In many commercial properties, useable space and rentable space differ meaningfully. The useable space is the area the tenant exclusively occupies. Rentable space, by contrast, includes common areas such as elevators, hallways, lobbies and public restrooms.
If you are thinking about investing in a commercial rental property, you can maximize profits by finding a long-term tenant as quickly as possible. When advertising your space, you may want to notify potential renters about the space’s load factor.
Tenants pay for rentable and useable space
Obviously, your commercial tenants must pay you for the usable space they rent exclusively. They should also chip in for maintaining the property’s common areas. If you advertise your property based on just useable space, new tenants may be in for a costly surprise. Prospective tenants may also choose to walk away from the lease before signing it.
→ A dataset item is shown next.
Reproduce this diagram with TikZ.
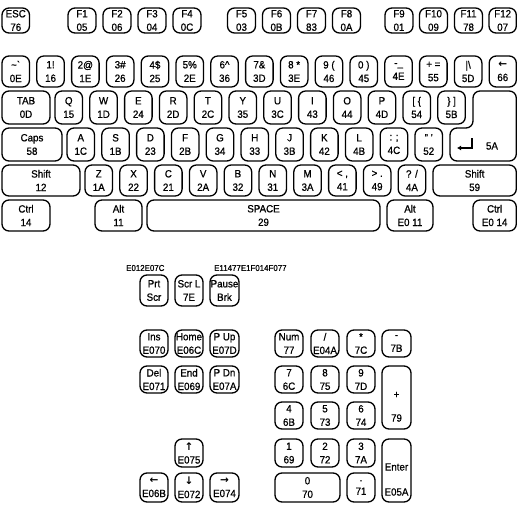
\documentclass[tikz,border=0pt]{standalone}
\usepackage{fontspec}
\setmainfont[FakeBold=0.8,FakeStretch=0.93]{Liberation Sans}
\newfontfamily\arrowfont{DejaVu Sans}
\usetikzlibrary{arrows.meta}
\newcommand\K[6]{\node[key, minimum width={(#3)-(#2)}, minimum height={(#5)-(#4)}] (#1) at ({((#2)+(#3))/2},{((#4)+(#5))/2}) {#6};}
\begin{document}
\begin{tikzpicture}[x=1pt,y=-1pt,
  keyline/.style={draw, line width=1.3pt, rounded corners=7pt},
  key/.style={keyline, inner sep=0pt, align=center, font=\fontsize{10.5}{13.5}\selectfont},
  lbl/.style={inner sep=0pt, font=\fontsize{10.5}{13.5}\selectfont},
  hdr/.style={inner sep=0pt, anchor=west, font=\fontsize{8.5}{9}\selectfont}]
\useasboundingbox (0,0) rectangle (517,504);
% row 1
\K{esc}{2}{29.5}{8}{33}{ESC\\76}
\K{f1}{68}{96}{8}{33}{F1\\05}
\K{f2}{103}{131}{8}{33}{F2\\06}
\K{f3}{138}{166}{8}{33}{F3\\04}
\K{f4}{173}{201}{8}{33}{F4\\0C}
\K{f5}{227.5}{255.5}{8}{33}{F5\\03}
\K{f6}{262.5}{290.5}{8}{33}{F6\\0B}
\K{f7}{297.5}{325.5}{8}{33}{F7\\83}
\K{f8}{332.5}{360.5}{8}{33}{F8\\0A}
\K{f9}{385}{413}{8}{33}{F9\\01}
\K{f10}{419.5}{447.5}{8}{33}{F10\\09}
\K{f11}{454.5}{482.5}{8}{33}{F11\\78}
\K{f12}{489}{516.3}{8}{33}{F12\\07}
% row 2
\K{tilde}{2}{29.5}{56}{87}{\textasciitilde\textasciigrave\\0E}
\K{k1}{36.8}{64.3}{56}{87}{1!\\16}
\K{k2}{71.6}{99.1}{56}{87}{2@\\1E}
\K{k3}{106.4}{133.9}{56}{87}{3\#\\26}
\K{k4}{141.2}{168.7}{56}{87}{4\$\\25}
\K{k5}{176}{203.5}{56}{87}{5\%\\2E}
\K{k6}{210.8}{238.3}{56}{87}{6\textasciicircum\\36}
\K{k7}{245.6}{273.1}{56}{87}{7\&\\3D}
\K{k8}{280.4}{307.9}{56}{87}{8 *\\3E}
\K{k9}{315.2}{342.7}{56}{87}{9 (\\46}
\K{k0}{350}{377.5}{56}{87}{0 )\\45}
\K{kminus}{384.8}{412.3}{56}{87}{-\_\\4E}
\K{kplus}{419.6}{447.1}{56}{87}{+ =\\55}
\K{kbar}{454.4}{481.9}{56}{87}{|\textbackslash\\5D}
\K{kback}{489.2}{516.3}{56}{87}{{\arrowfont\bfseries ←}\\66}
% row 3
\K{tab}{2}{50}{91}{124}{TAB\\0D}
\K{q}{55}{82.5}{91}{124}{Q\\15}
\K{w}{89.8}{117.3}{91}{124}{W\\1D}
\K{e}{124.6}{152.1}{91}{124}{E\\24}
\K{r}{159.4}{186.9}{91}{124}{R\\2D}
\K{t}{194.2}{221.7}{91}{124}{T\\2C}
\K{y}{229}{256.5}{91}{124}{Y\\35}
\K{u}{263.8}{291.3}{91}{124}{U\\3C}
\K{i}{298.6}{326.1}{91}{124}{I\\43}
\K{o}{333.4}{360.9}{91}{124}{O\\44}
\K{p}{368.2}{395.7}{91}{124}{P\\4D}
\K{lbr}{403}{430.5}{91}{124}{[ \{\\54}
\K{rbr}{437.8}{465.3}{91}{124}{\} ]\\5B}
% enter
\draw[keyline] (473,91) -- (516.3,91) -- (516.3,161) -- (450,161) -- (450,128) -- (473,128) -- cycle;
\coordinate (ra) at (472,138);
\coordinate (rb) at (472,148);
\coordinate (rc) at (457,148);
\draw[line width=1.4pt, -{Latex[length=4pt,width=5pt]}] (ra) -- (rb) -- (rc);
\node[lbl] (ret) at (492,146) {5A};
% row 4
\K{caps}{2}{62}{128}{161}{Caps\\58}
\K{a}{67}{94.5}{128}{161}{A\\1C}
\K{s}{101.8}{129.3}{128}{161}{S\\1B}
\K{d}{136.6}{164.1}{128}{161}{D\\23}
\K{f}{171.4}{198.9}{128}{161}{F\\2B}
\K{g}{206.2}{233.7}{128}{161}{G\\34}
\K{h}{241}{268.5}{128}{161}{H\\33}
\K{j}{275.8}{303.3}{128}{161}{J\\3B}
\K{k}{310.6}{338.1}{128}{161}{K\\42}
\K{l}{345.4}{372.9}{128}{161}{L\\4B}
\K{semi}{380.2}{407.7}{128}{161}{: ;\\4C}
\K{quote}{415}{442.5}{128}{161}{" '\\52}
% row 5
\K{lshift}{2}{80}{165}{196}{Shift\\12}
\K{z}{85}{112.5}{165}{196}{Z\\1A}
\K{x}{119.8}{147.3}{165}{196}{X\\22}
\K{c}{154.6}{182.1}{165}{196}{C\\21}
\K{v}{189.4}{216.9}{165}{196}{V\\2A}
\K{b}{224.2}{251.7}{165}{196}{B\\32}
\K{n}{259}{286.5}{165}{196}{N\\31}
\K{m}{293.8}{321.3}{165}{196}{M\\3A}
\K{comma}{328.6}{356.1}{165}{196}{< ,\\41}
\K{period}{363.4}{390.9}{165}{196}{> .\\49}
\K{slash}{398.2}{425.7}{165}{196}{? /\\4A}
\K{rshift}{433}{516.3}{165}{196}{Shift\\59}
% row 6
\K{lctrl}{2}{50}{200}{231}{Ctrl\\14}
\K{lalt}{95}{142}{200}{231}{Alt\\11}
\K{space}{147}{380}{200}{231}{SPACE\\29}
\K{ralt}{387}{433}{200}{231}{Alt\\E0 11}
\K{rctrl}{473}{516.3}{200}{231}{Ctrl\\E0 14}
% headers
\node[hdr] (h1) at (126,268) {E012E07C};
\node[hdr] (h2) at (214,268) {E11477E1F014F077};
% system keys
\K{prt}{140}{168}{275}{306}{Prt\\Scr}
\K{scrl}{175}{203}{275}{306}{Scr L\\7E}
\K{pause}{210}{239}{275}{306}{Pause\\Brk}
% nav
\K{ins}{140}{168}{330}{357}{Ins\\E070}
\K{home}{175}{203}{330}{357}{Home\\E06C}
\K{pup}{210}{239}{330}{357}{P Up\\E07D}
\K{del}{140}{168}{366}{393}{Del\\E071}
\K{end}{175}{203}{366}{393}{End\\E069}
\K{pdn}{210}{239}{366}{393}{P Dn\\E07A}
\K{up}{175}{203}{439}{467}{{\arrowfont\bfseries ↑}\\E075}
\K{left}{140}{168}{473}{502}{{\arrowfont\bfseries ←}\\E06B}
\K{down}{175}{203}{473}{502}{{\arrowfont\bfseries ↓}\\E072}
\K{right}{210}{239}{473}{502}{{\arrowfont\bfseries →}\\E074}
% numpad
\K{num}{275}{303}{330}{357}{Num\\77}
\K{ndiv}{311}{339}{330}{357}{/\\E04A}
\K{nmul}{347}{375}{330}{357}{*\\7C}
\K{nsub}{382}{411}{330}{357}{-\\7B}
\K{n7}{275}{303}{366}{393}{7\\6C}
\K{n8}{311}{339}{366}{393}{8\\75}
\K{n9}{347}{375}{366}{393}{9\\7D}
\K{n4}{275}{303}{402}{429}{4\\6B}
\K{n5}{311}{339}{402}{429}{5\\73}
\K{n6}{347}{375}{402}{429}{6\\74}
\K{n1}{275}{303}{439}{467}{1\\69}
\K{n2}{311}{339}{439}{467}{2\\72}
\K{n3}{347}{375}{439}{467}{3\\7A}
\K{n0}{275}{340}{473}{502}{0\\70}
\K{ndot}{347}{375}{473}{502}{.\\71}
\K{nadd}{382}{411}{366}{429}{}
\node[lbl] (naddt) at (396.5,395) {+};
\node[lbl] (naddc) at (396.5,418) {79};
\K{nent}{382}{411}{439}{502}{}
\node[lbl] (nentt) at (396.5,467) {Enter};
\node[lbl] (nentc) at (396.5,492) {E05A};
\end{tikzpicture}
\end{document}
Load factor is easy to calculate
To calculate the load factor for your commercial property, simply divide rentable space by useable space and express the quotient as a percentage. For example, if the unit has 10,000 square feet of useable space and 15,000 square feet of rentable space, the load factor is 15%.
Tenants cover a share of common area maintenance
If you have a multi-unit commercial property, your commercial lease may provide for the assessment of common area maintenance charges. These charges may cover lobby cleaning, lawn care or other upkeep of non-exclusive parts of the property.
Assessing common area maintenance charges is good for both you and your tenants, as these charges ensure all parts of the property remain in good condition. Still, if your tenants do not fully understand these charges, they may later grumble about paying them.